ArchaeoBlog

July 2, 2012

Historic/applied archaeology?

Filed under: Historic — acagle @ 7:14 pm

Archaeology Challenges the History of Development and Poverty in Africa

There is something very intimate about sitting in a grave with a skeleton, gently brushing soil off bones, beads, and other burial goods. The bones told us that this was a young man, probably around 19 or 20 years old at the time of his death. They did not provide any clues to the cause of his death. However, the grave goods associated with this young man told us a great deal about the connections between the people of this village and the larger world in the earliest days of the settlement.

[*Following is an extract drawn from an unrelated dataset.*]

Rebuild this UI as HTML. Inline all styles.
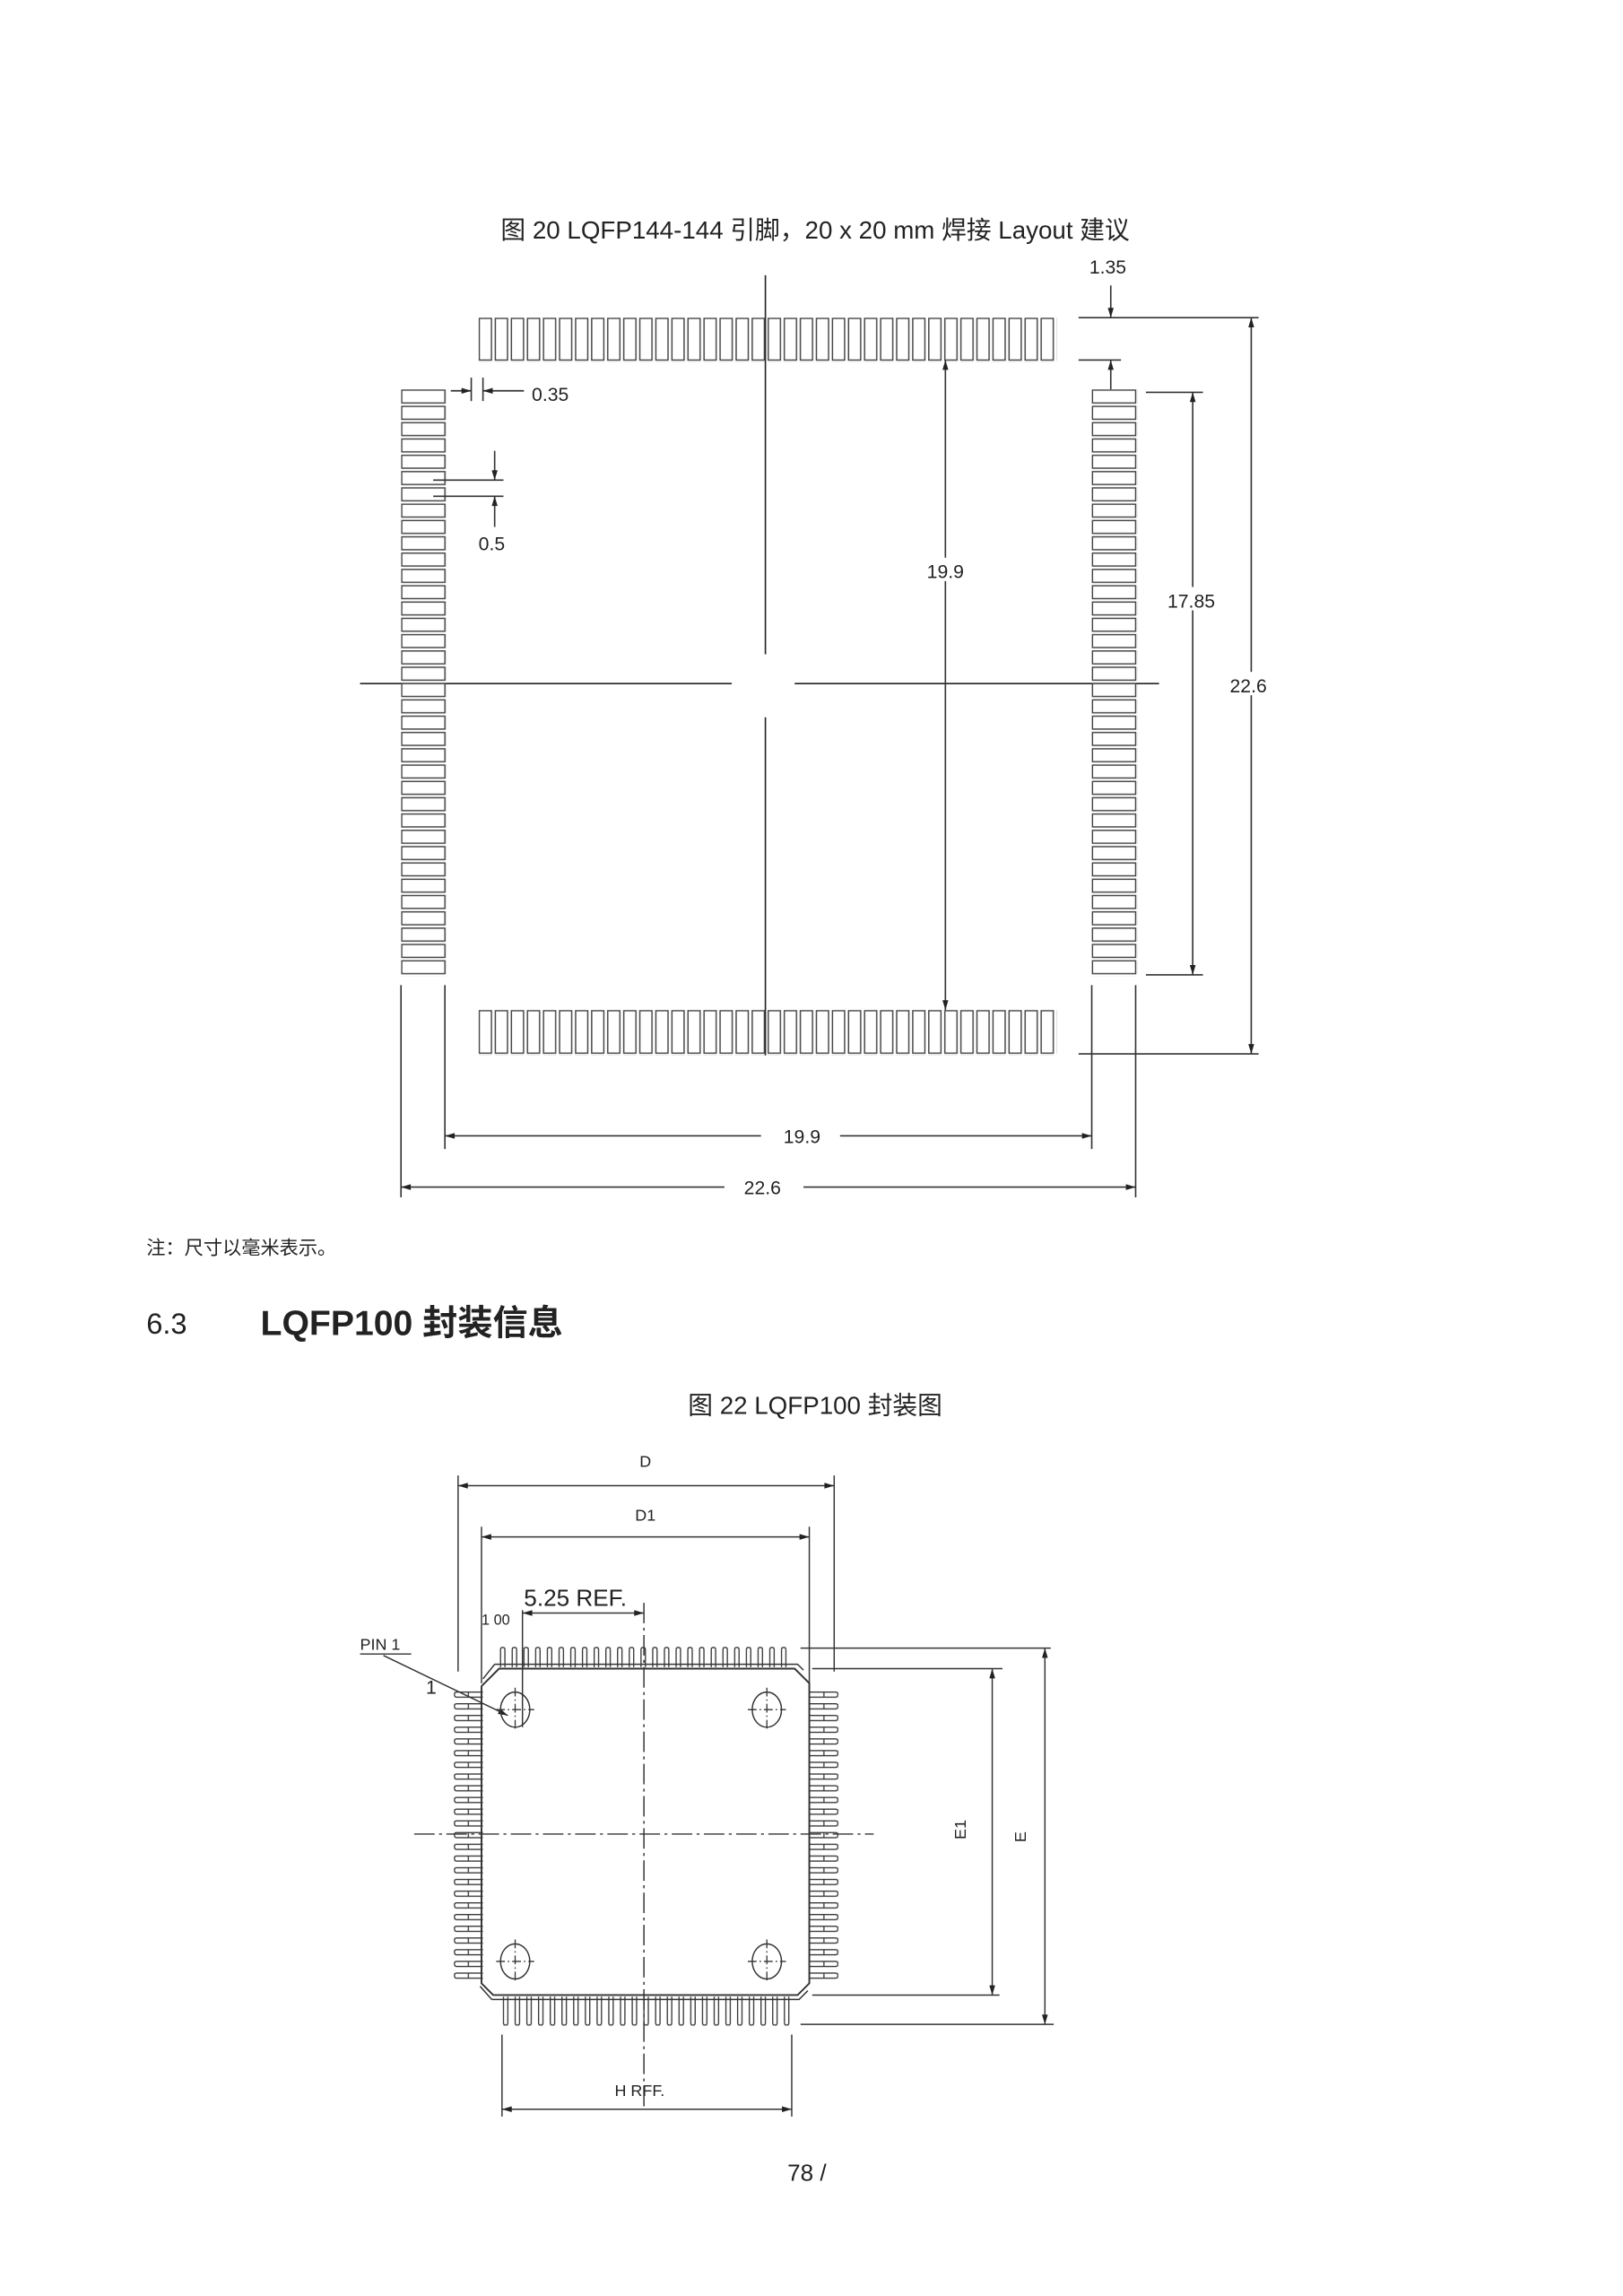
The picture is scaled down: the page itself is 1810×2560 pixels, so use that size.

The materials in the grave all date to around 1825—the burial is the earliest evidence of occupation we have for this village. Buried with the man were beads from Venice and Bohemia (today the western part of the Czech Republic), a Dutch clay smoking pipe, and British sheet brass that had been hammered by an Akan craftsman into a vessel called a forowa, used to hold personal items. The markers of status and respect accorded this young man in his burial were global goods from various parts of Europe. This burial alone makes it clear just how integrated the people of this village were into the global economy, even in the earliest days of Dominase’s settlement. These goods were common enough, and had been around for long enough, to be incorporated into their lifeways such that they made sense as burial goods. This burial leaves little doubt that those who settled these villages were at least partially motivated by accessing this global trade, as well as integrating into the regional political economy.

I admit that I didn’t read the whole thing (looks to be 7 pages long, if it’s all available), but thought I’d pass it along anyhow.